RSPB Scotland’s Kirsty Nutt discusses what biodiversity actually means and why it matters ahead of International Biodiversity Day on 22 May.
What does biodiversity mean anyway?
One of the hardest parts of my job is convincing colleagues that many of the words they use every day mean absolutely nothing to most people.
Nature documentaries and Springwatch have made many problematic words more well-known, but with so much of the science and policy work in conservation using technical language it can make it harder than it should be for people to get involved in conversations. Nature and wildlife are so widely engaged with and loved, the words we use to talk about them should allow everyone to take part.
As the International Day for Biological Diversity (IDB) is coming up this week we thought we’d take a look at what biodiversity is and why it matters.
If you have any other tricky words you’d like us to cover in later blogs, let us know through Facebook and Twitter and we will try to tackle them too.
What is biodiversity?
The term biodiversity was coined in 1985 presumably by folk who were fed up of stumbling over saying biological diversity too many times. Try it. See not so easy.
Biodiversity is a contraction for biological diversity. It is often used interchangeably with environment and nature, but actually describes the entire variety of life on earth and how it interacts. It includes everything from genes to species to communities of organisms that live in the same place and even their interactions with their physical environment. It includes variation within a species, between species and between different areas in the world.
This is a lot, but it is important to understand the different scales at which variety exists and that we humans are as much a part of biodiversity as every other species and not separate from it. I believe this is critical to the way we think about our role in the world.
So why does biodiversity matter?
The biological diversity on earth provides us with the food we eat, the water we drink, the oxygen we breathe, medicines and materials. It protects us from flooding and supports climate stability.
It’s easy to understand that peat bogs and rainforests store carbon helping to tackle the climate crisis but look deeper and there is a wealth of other species that are required for this to happen. Bats, birds and bees pollinate rainforest trees allowing them to grow fertile fruits and seeds while monkeys, rodents and other wildlife help spread those seeds so that closely-related seeds don’t grow close together ensuring higher genetic diversity within neighbouring trees is maintained and they remain healthy.
This is why maintaining the diversity is so important, as well as the joy it brings many of us from watching and learning about other life.
How much diversity is there and how is it doing?
Globally, there are currently approximately one and a half million species of animals, plants and fungi recorded, but there is likely to be vastly more yet undiscovered or unclassified. And if we include microscopic critters like bacteria, the numbers of distinct types of life is even greater. We are also just scratching the surface when it comes to better understanding genetic differences within species.
Worryingly much of this diversity might be disappearing before we even know it exists or have a chance to study it.
From the State of Nature Report 2019
In the UK there are 40 million birds fewer birds that there were 50 years ago, butterfly numbers have fallen by 17% and moths by 25% since the 1970s too and globally we risk a million species becoming extinct unless we rapidly transform the world’s economy, energy and food systems.
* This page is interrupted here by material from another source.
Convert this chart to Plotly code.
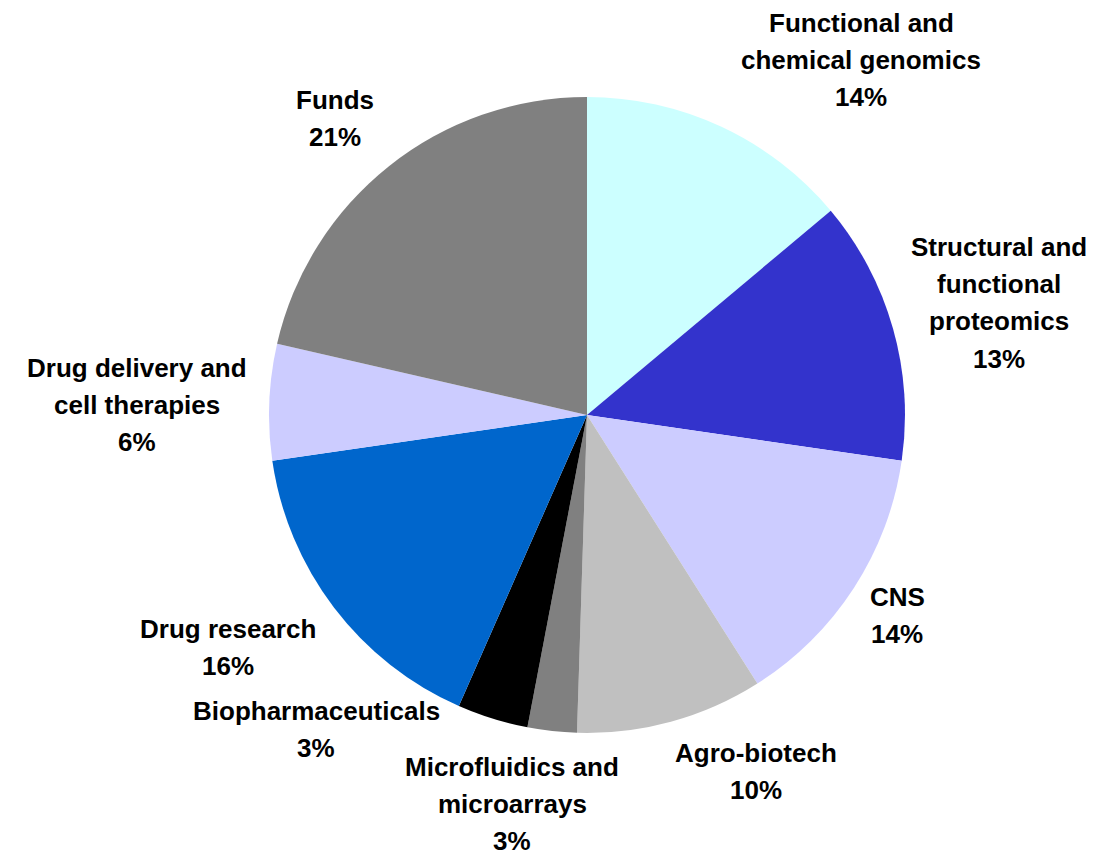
import plotly.graph_objects as go

W, H = 1099, 854
OFF = 8  # page body margin offset

labels = [
    "Functional and\nchemical genomics",
    "Structural and\nfunctional\nproteomics",
    "CNS",
    "Agro-biotech",
    "Microfluidics and\nmicroarrays",
    "Biopharmaceuticals",
    "Drug research",
    "Drug delivery and\ncell therapies",
    "Funds",
]
values = [13.9, 13.4, 13.7, 9.5, 2.5, 3.6, 16.1, 5.9, 21.4]
pct_labels = ["14%", "13%", "14%", "10%", "3%", "3%", "16%", "6%", "21%"]
colors = ["#CCFFFF", "#3333CC", "#CCCCFF", "#C0C0C0", "#808080",
          "#000000", "#0066CC", "#CCCCFF", "#808080"]

# label placement (pixel centre x, centre y of first line, in page pixels)
label_pos = [(861, 22), (999, 246), (897, 596), (756, 752), (512, 766),
             (316, 710), (228, 628), (137, 367), (335, 99)]
line_gap = 37.2

cx, cy, r = 587 - OFF, 415 - OFF, 318

fig = go.Figure(go.Pie(
    labels=[l.replace("\n", " ") for l in labels],
    values=values,
    sort=False,
    direction="clockwise",
    rotation=0,
    marker=dict(colors=colors, line=dict(width=0)),
    textinfo="none",
    hoverinfo="label+percent",
    domain=dict(x=[(cx - r) / W, (cx + r) / W],
                y=[(H - cy - r) / H, (H - cy + r) / H]),
))

annotations = []
for lab, pct, (px, py) in zip(labels, pct_labels, label_pos):
    lines = lab.split("\n") + [pct]
    for i, ln in enumerate(lines):
        yy = py + i * line_gap - OFF
        annotations.append(dict(
            x=(px - OFF) / W, y=1 - (yy + 1) / H, xref="paper", yref="paper",
            text="<b>" + ln + "</b>", showarrow=False,
            xanchor="center", yanchor="middle",
            font=dict(family="Liberation Sans, Arial, sans-serif", size=26, color="#000000"),
        ))

fig.update_layout(
    width=W, height=H,
    margin=dict(l=0, r=0, t=0, b=0),
    showlegend=False,
    paper_bgcolor="#FFFFFF",
    plot_bgcolor="#FFFFFF",
    annotations=annotations,
)

fig.write_html("out.html")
But there is hope, and there are changes we can make to the way we live which will help us create more sustainable food production systems, approaches to development, energy systems and tackle the climate and nature emergency.
The theme for this year’s International Day for Biological Diversity (IDB) is "Our solutions are in nature" which seems very fitting. We must remember that we are a part of the biological diversity on earth and that if we look after nature, nature will look after us.